EXERCISE TASK: Using the listing below, select the lines with the word "matplotlib" and copy them.

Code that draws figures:
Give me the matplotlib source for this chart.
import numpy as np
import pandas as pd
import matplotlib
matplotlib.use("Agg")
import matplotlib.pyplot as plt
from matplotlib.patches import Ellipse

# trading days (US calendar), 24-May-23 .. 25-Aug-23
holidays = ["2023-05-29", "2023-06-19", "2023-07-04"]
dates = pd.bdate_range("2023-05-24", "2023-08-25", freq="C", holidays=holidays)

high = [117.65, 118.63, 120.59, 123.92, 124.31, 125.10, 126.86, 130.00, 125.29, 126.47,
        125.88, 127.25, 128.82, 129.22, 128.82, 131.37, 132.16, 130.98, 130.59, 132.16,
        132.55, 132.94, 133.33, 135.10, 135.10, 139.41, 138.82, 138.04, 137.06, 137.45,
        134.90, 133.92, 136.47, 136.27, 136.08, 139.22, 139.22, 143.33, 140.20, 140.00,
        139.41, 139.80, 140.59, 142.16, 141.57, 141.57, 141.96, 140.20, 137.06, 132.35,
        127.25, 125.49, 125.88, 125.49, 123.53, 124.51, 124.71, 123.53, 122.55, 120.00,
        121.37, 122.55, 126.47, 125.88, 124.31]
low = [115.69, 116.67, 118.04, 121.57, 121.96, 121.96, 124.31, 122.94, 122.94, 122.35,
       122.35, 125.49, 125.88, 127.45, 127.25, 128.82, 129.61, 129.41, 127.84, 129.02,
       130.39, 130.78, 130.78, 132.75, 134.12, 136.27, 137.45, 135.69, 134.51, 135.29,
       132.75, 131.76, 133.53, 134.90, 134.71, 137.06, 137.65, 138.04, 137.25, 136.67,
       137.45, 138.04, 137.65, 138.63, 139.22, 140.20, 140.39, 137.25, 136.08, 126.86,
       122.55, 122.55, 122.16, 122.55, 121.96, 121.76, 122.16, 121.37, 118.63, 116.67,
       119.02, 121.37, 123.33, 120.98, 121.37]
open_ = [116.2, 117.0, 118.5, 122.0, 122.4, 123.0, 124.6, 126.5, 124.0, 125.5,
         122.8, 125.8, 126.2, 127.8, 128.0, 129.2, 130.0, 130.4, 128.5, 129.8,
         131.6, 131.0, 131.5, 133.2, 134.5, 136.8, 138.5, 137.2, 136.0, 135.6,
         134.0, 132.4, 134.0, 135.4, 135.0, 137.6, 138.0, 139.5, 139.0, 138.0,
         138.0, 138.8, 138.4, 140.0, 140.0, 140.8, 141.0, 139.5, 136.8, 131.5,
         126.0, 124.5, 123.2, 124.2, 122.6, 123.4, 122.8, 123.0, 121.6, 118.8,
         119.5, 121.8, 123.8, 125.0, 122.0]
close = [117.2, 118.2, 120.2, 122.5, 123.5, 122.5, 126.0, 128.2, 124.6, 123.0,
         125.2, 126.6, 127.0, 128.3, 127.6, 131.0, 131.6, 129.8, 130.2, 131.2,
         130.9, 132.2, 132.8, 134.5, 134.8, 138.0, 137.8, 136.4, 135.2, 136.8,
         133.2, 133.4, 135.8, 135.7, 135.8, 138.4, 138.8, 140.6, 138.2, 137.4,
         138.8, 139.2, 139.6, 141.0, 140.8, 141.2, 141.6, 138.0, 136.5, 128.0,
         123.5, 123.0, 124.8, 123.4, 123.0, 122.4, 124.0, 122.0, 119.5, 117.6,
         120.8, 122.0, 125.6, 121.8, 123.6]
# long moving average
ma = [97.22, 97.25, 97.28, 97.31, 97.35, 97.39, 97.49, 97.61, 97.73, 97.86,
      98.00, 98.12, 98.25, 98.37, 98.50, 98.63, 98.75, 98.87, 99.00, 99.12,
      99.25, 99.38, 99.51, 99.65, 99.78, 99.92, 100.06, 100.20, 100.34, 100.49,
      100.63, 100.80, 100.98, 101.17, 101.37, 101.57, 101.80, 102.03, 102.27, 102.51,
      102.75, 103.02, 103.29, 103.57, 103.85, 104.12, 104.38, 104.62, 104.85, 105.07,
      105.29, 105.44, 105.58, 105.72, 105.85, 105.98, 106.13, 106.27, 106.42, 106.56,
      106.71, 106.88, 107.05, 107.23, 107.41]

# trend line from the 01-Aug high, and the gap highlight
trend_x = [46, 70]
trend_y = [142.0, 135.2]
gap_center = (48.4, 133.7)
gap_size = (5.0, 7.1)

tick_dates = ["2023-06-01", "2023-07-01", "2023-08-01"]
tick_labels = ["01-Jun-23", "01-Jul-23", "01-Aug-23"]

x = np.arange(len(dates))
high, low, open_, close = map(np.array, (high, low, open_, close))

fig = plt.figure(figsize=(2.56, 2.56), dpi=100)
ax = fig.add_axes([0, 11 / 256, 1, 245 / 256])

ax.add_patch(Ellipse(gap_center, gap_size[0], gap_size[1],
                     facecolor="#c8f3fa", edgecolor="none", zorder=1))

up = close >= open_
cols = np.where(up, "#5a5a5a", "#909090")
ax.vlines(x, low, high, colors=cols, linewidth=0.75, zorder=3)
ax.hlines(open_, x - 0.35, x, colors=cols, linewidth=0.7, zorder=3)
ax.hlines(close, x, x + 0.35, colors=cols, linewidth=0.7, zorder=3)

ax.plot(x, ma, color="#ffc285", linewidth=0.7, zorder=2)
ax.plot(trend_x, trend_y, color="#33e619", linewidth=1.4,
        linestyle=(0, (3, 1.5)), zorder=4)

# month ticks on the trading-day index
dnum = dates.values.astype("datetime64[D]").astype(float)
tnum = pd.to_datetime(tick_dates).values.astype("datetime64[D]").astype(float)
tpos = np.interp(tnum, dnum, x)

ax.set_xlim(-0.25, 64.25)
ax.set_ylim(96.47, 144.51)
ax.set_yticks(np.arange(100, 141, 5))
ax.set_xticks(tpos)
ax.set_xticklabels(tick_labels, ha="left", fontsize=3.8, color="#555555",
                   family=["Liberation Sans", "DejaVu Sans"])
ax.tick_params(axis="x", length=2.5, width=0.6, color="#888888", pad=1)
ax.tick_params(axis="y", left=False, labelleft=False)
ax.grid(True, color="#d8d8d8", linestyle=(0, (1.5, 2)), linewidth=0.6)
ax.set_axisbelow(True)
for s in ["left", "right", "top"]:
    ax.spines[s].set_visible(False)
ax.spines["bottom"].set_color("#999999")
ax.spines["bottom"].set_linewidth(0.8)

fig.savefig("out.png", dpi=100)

* * *

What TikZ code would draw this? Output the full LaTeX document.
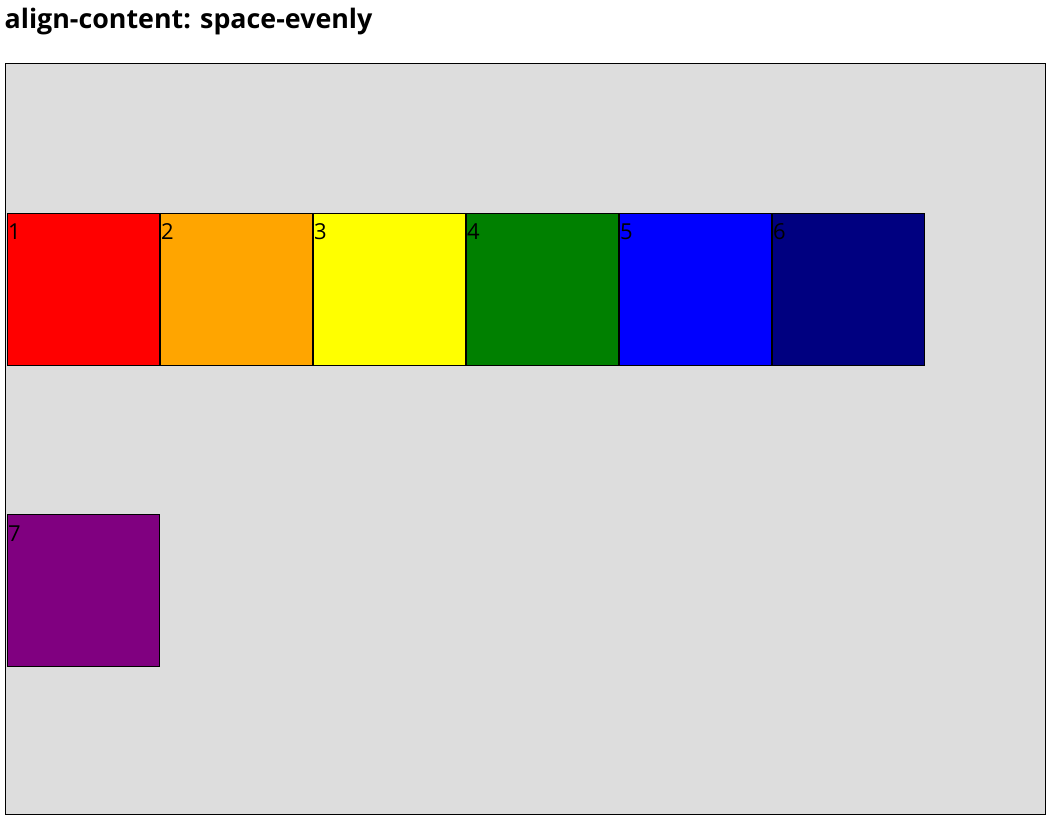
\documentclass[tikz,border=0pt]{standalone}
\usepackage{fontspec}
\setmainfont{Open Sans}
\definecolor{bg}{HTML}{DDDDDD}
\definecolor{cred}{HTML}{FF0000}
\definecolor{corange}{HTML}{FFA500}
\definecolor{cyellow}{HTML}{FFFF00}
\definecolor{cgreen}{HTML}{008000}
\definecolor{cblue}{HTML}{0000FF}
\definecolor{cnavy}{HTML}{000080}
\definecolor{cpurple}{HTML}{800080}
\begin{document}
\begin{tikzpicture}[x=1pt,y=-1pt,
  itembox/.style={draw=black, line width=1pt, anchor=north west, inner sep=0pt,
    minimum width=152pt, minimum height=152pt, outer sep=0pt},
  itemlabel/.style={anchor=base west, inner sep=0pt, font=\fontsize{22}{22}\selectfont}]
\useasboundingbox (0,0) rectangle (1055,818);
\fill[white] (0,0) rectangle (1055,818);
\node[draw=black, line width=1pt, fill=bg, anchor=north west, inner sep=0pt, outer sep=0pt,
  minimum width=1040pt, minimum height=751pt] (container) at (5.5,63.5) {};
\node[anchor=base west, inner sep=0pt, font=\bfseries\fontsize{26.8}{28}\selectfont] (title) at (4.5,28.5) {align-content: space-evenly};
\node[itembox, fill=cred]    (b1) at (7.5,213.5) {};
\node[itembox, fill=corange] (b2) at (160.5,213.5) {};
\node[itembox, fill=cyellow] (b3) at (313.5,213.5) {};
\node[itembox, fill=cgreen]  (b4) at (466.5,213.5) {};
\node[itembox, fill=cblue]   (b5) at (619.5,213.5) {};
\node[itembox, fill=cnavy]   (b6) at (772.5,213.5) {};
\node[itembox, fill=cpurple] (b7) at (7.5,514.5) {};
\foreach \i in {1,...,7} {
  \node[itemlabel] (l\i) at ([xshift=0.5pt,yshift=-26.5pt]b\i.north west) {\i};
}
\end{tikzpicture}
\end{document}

ANSWER BELOW:
Give me the matplotlib source for this chart.
import matplotlib
matplotlib.use("Agg")
import matplotlib.pyplot as plt
from matplotlib.patches import Ellipse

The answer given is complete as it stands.